Question 4: As Retail Media Keeps Evolving, How Do You Think Brands and Retailers Can Work Together to Create Better Consumer Experiences?
It has been amazing to see what Walmart’s test store in Springdale has done in terms of addressable data. I believe that is the future. Retailers sit on such a rich bed of customer data.
While we’re seeing an influx of online shopping now, there is always a pendulum shift back the other way. Consumers want engaging experiences, and they want experiences tailored to meet their needs. By utilizing highly targeted data, retailers will be able to reach shoppers in-store with ads that are relevant specifically to them and their needs.
I’m excited to see how traditional in-store POS will be replaced by digital kiosks. I’m also interested to see how buying those placements evolves and who within retailer organizations will own that.
Question 5: Where Do You See Retail Media Evolving Over the Next Few Years?
Retailer media will continue to play a major role in marketing plans as retailers place the most emphasis on supporting their omni-commerce offerings. While we’re presently spending against onsite placements, I believe the future will be a blend of onsite and in-store digital advertising.
As I mentioned, addressable data is and will continue to be incredibly important to capture shoppers based on their need state. Serving relevant, targeted messaging in-store along with ratings and reviews will become an expectation, not a surprise and delight experience. I look forward to the day that I have a tailored shopping experience being a mom of three kids!
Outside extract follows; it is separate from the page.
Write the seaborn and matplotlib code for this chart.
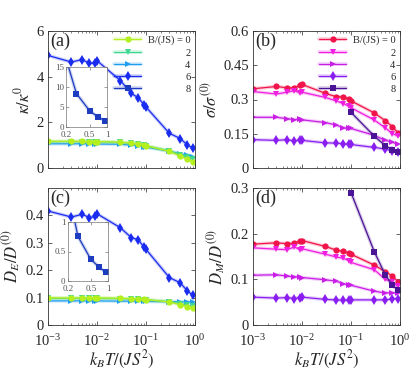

To hear more from Lauren, you can listen to her full interview here or you can follow her on LinkedIn. If you would like to provide your thoughts on retail media in our next Take Five interview, contact us today at https://www.inmobi.com/company/contact.
Lauren is a Northwest Arkansas native with over a decade of experience in shopper, social and digital marketing. Throughout her career, Lauren has focused on multiple disciplines including project management, client services, product development, CX design and digital strategy. She has guided multi-site teams and managed key account relationships with The Coca-Cola Company, Unilever, Mondelēz International, Nestlé, Mars Wrigley, Kraft, Keurig Dr Pepper, T-Mobile and Disney.
Lauren began her career in social shopper media where she coordinated many successful social campaigns for products across retailers. After years in the influencer marketing space, Lauren switched gears to focus on product development in emerging media.
During her time at Unilever, Lauren worked in both CX design and account leadership roles on the Walmart/Club business where she focused on building out connected plans that consider all touchpoints along a shopper’s path-to-purchase and how that shopper can best be reached. One of the programs that Lauren worked on, AXE Start His Journey, received a Gold Effie in 2019 and was also nominated for a Grand Effie.
Most recently, Lauren has worked on both Mondelēz International and The Coca-Cola Company accounts leading frontline marketing across all retailers.